Somit sprechen wir bei allem anderen von zusätzlichen Gimmick-Plays, in deinem Beispiel also: Die normale Offense läuft über Joe Flacco, Lamar Jackson kommt in bestimmten Situationen für bestimmte Plays rein.
Was würde hier passieren?
Zunächst einmal muss jeder Receiver, Lineman und Running Back in der ohnehin stark limitierten Trainingszeit noch zusätzliche Plays lernen, statt an der "Joe Flacco"-Offense zu arbeiten. Man würde seinem Starting-Quarterback also wertvolle Trainings-Snaps nehmen, um ein Gimmick-Play-Paket zu installieren. Die Receiver müssten sich auf einen anderen Quarterback gewöhnen, die Linemen plötzlich für den mobilsten Quarterback der Liga, statt für einen klassischen Pocket-Passer blocken.
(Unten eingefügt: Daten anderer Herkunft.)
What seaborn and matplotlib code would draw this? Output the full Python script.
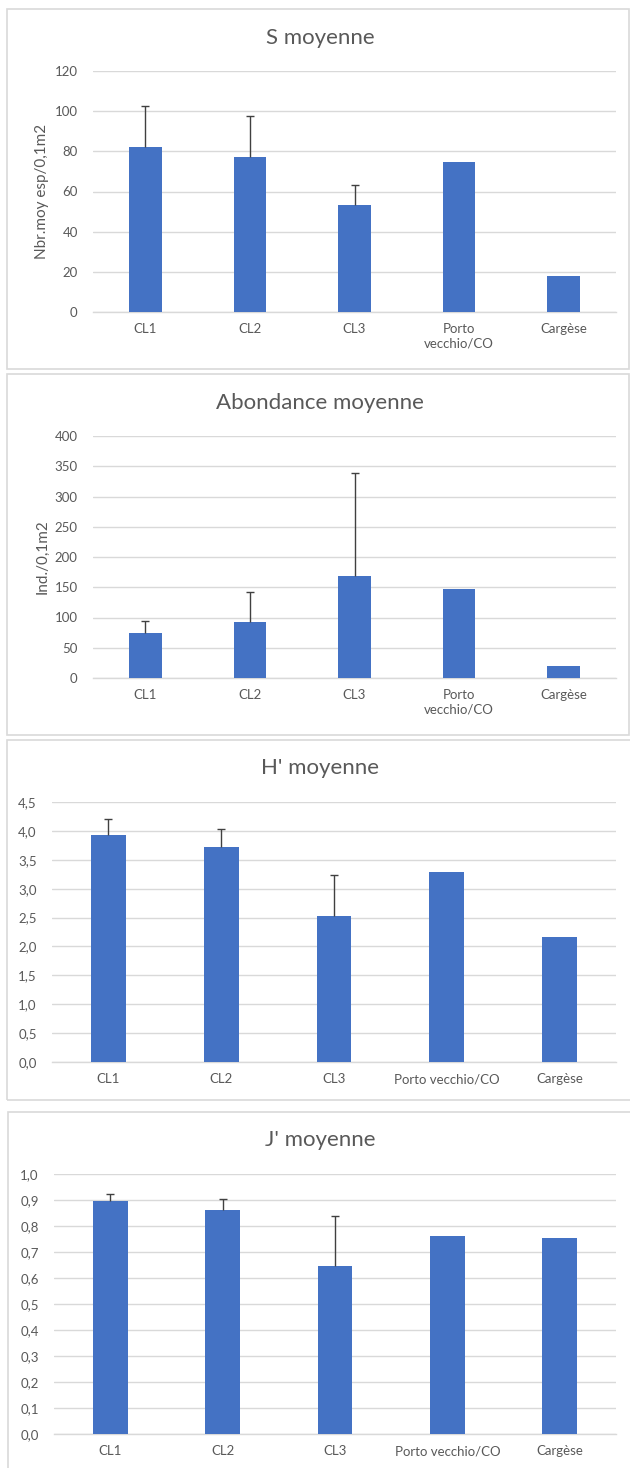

Außerdem wird die die Defense recht schnell wissen, dass jetzt eines dieser Gimmick-Plays kommt, sobald Jackson das Feld betritt. Möglicherweise wäre hier gelegentlich ein Überraschungseffekt möglich, der würde aber schnell verpuffen, sobald es die Plays der "Lamar Jackson"-Offense auf Tape gibt. Und sobald Jackson so weit ist, eine volle Offense umzusetzen (oder die Offense insgesamt besser funktioniert, wenn Jackson der Quarterback ist), sollte man ihn einfach direkt starten lassen.
Ganz abgesehen also von Argumenten wie Spielrhythmus, Spielfluss, Timing und so weiter überwiegen für mich die Nachteile der Idee.